Buttonwood’s notebook | The European economy

Four is a trend?

US numbers may be improving but it's not the same on the other side of the Atlantic

By Buttonwood

WHEN do individual pieces of data become a trend? In the past few days, we have seen a surprise 1.3% monthly slump in British factory output, a 1.8% decline in German industrial production, a 1.7% decline in France, and a 1.2% drop in Italy. No one can blame the weather for these numbers, as they did for first-quarter US GDP.

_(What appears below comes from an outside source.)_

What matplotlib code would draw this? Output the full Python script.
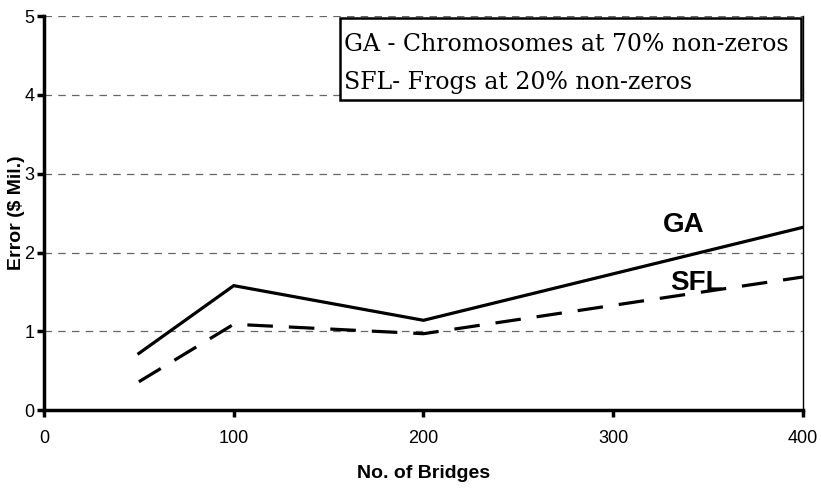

European stocks have been weaker, although a cumulative 2.6% drop is hardly a sign of panic. At heart, the issue is the same as it has been for several years. Markets have been buoyed by the activities of central banks which have kept rates at unprecedentedly low levels and bought assets. This has encouraged a rush into higher-yielding or more risky assets. To some this is justified by a discounted cashflow model; future cashflows are discounted at a lower rate and thus have a higher present value.

The problem is that investors rarely stop to consider why central banks are being so supportive. It is because they worry that economies have been severly weakened by their debt burdens. That suggests a slower growth profile going forward, before one even considers the impact of demographic changes. Indeed, it suggests shorter recoveries and more frequent slowdowns, just as we have seen in Japan. So as well as adjusting the discount rate, one must adjust forecasts for future cashflows as well.

All this has been disguised by the strength of profits, which have held up well, in part because wages have been suppressed and in part because companies have used their cash to buy back equity and thus boost earnings per share. These tricks can only work for a while; in the end, we risk the Marxist outcome that workers cannot afford to buy the goods they produce. The latest US GDP numbers show a fall in first quarter profits.

A wild card is the impact of emerging market growth. For a while during the recession, emerging market strength had some negative effects; by driving up commodity prices, they squeezed consumer wallets in the developed world. Last year, the emerging markets started to slow. But is that slowdown now showing up in European industrial production data? The latest Chinese trade numbers are ambiguous; both exports and imports were weaker than expected but there does seem to be a question over the quality of the data. But it may be significant that Unicredit's global leading indicator, released today, fell to its lowest level in 12 months.

The trend is not yet decisive but investors seem far too complacent.